When we have skewed data, as is the case with literacy rates across Indian states, It’s always good to see the spread of the data around the median rather than around the mean. The Median is less sensitive to outliers. You can learn more about this in the measurement of central tendencies. From the boxplot shown in Figure 4, we can conclude the following.
- 50% of Indian states have literacy rates between 60% and 76%.
- 25% of the states have a literacy rate of less than 60 % and they need attention by policymakers.
- 25% of the states are doing fairly well and have a literacy rate between 76% and 85%
Figure 4. The Blue points represent the literacy rates of various States/Uts in India as per Census-2011.
How is Sex Ratio Distributed?
The sex ratio is used to describe the number of females per 1000 males. In India, it is especially significant because the ratio is skewed towards men.
To find the distribution of sex ratio in Indian states and union territories, we have determined the sex ratio for each of the states and union territories as per the given dataset. Figure 5 shows the scatterplot of the sex ratio of each state and Uts within India. The blue vertical line indicates the mean sex ratio of India, and the two brown vertical lines show the lower and upper limit of one standard deviation limit. Most of the states and UTs have sex ratios within one standard deviation from the mean, that is, approximately between 860 and 1020.
- Very few states/Uts such as Pondicherry and Kerala have a sex ratio greater than 1000. What are the factors that lead to higher sex ratios? This should be analyzed so that the best practices should be emulated in other parts of the country.
- On the other hand, three Union territories have extremely low sex ratios. In the scatterplot on the left side, you may spot that Daman and Diu, Dadra and Nagar Haveli, Chandigarh have very low sex ratio. The government should analyze the reasons for such low sex ratios and come up with a short term and long term plan to address this issue.
Figure 5. The sex ratio of States and Union territories in India
From the scatterplot itself, we were able to understand the distribution of sex ratio within different states and UTs of India. We saw that most of the states/UTs sex ratios were distributed within one standard deviation limit. Let’s see how does the box plot for this distribution looks like.

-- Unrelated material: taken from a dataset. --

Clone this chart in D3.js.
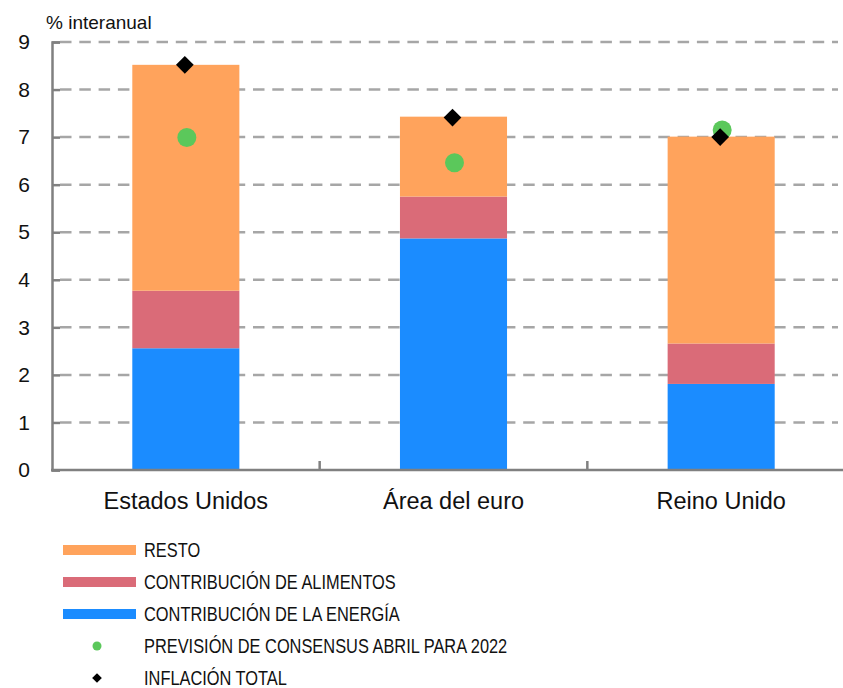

Figure 6. Boxplot of sex ratio distribution across Indian states and Union territories
The boxplot shows that there are three outliers in the data which are abnormally different from the rest of the population. On the left side of the box plot, we can see that the two UTs(Daman and Diu, Dadra and Nagar Haveli) have very low sex ratio, while on the right side, we can see that one state(Kerala) has more than 1000 as sex ratio.
Even if we look at from the perspective of the distribution of literacy rate and sex-ratio, we can immediately infer that India is a diverse country. A state like Kerala has a very high literacy rate and a very high sex ratio. In contrast, the state of Haryana has a very low sex ratio, and the state of Bihar has an extremely low literacy rate. States with substantial population and very low literacy rates such as Bihar, Uttar Pradesh needs the most attention. Making the weakest link stronger makes the whole chain better. To improve the sex ratio in India as a whole, the Kerala model should be studied, and the best practices should be implemented on a pilot basis in states like Bihar, UP, Haryana.
The code used for this analysis can be found in the link given below.
In this post, we introduced the Census of India 2011 dataset and limited the goal of the analysis to only literacy rates and sex ratio within India. We have calculated the Literacy rates and sex ratio distribution for each state and union territory and visualized them in the form of scatter plots and box plots. We have given our comments based on the analysis. In the next posts, we will try to explore and study other metrics emerging out from the Census 2011 dataset.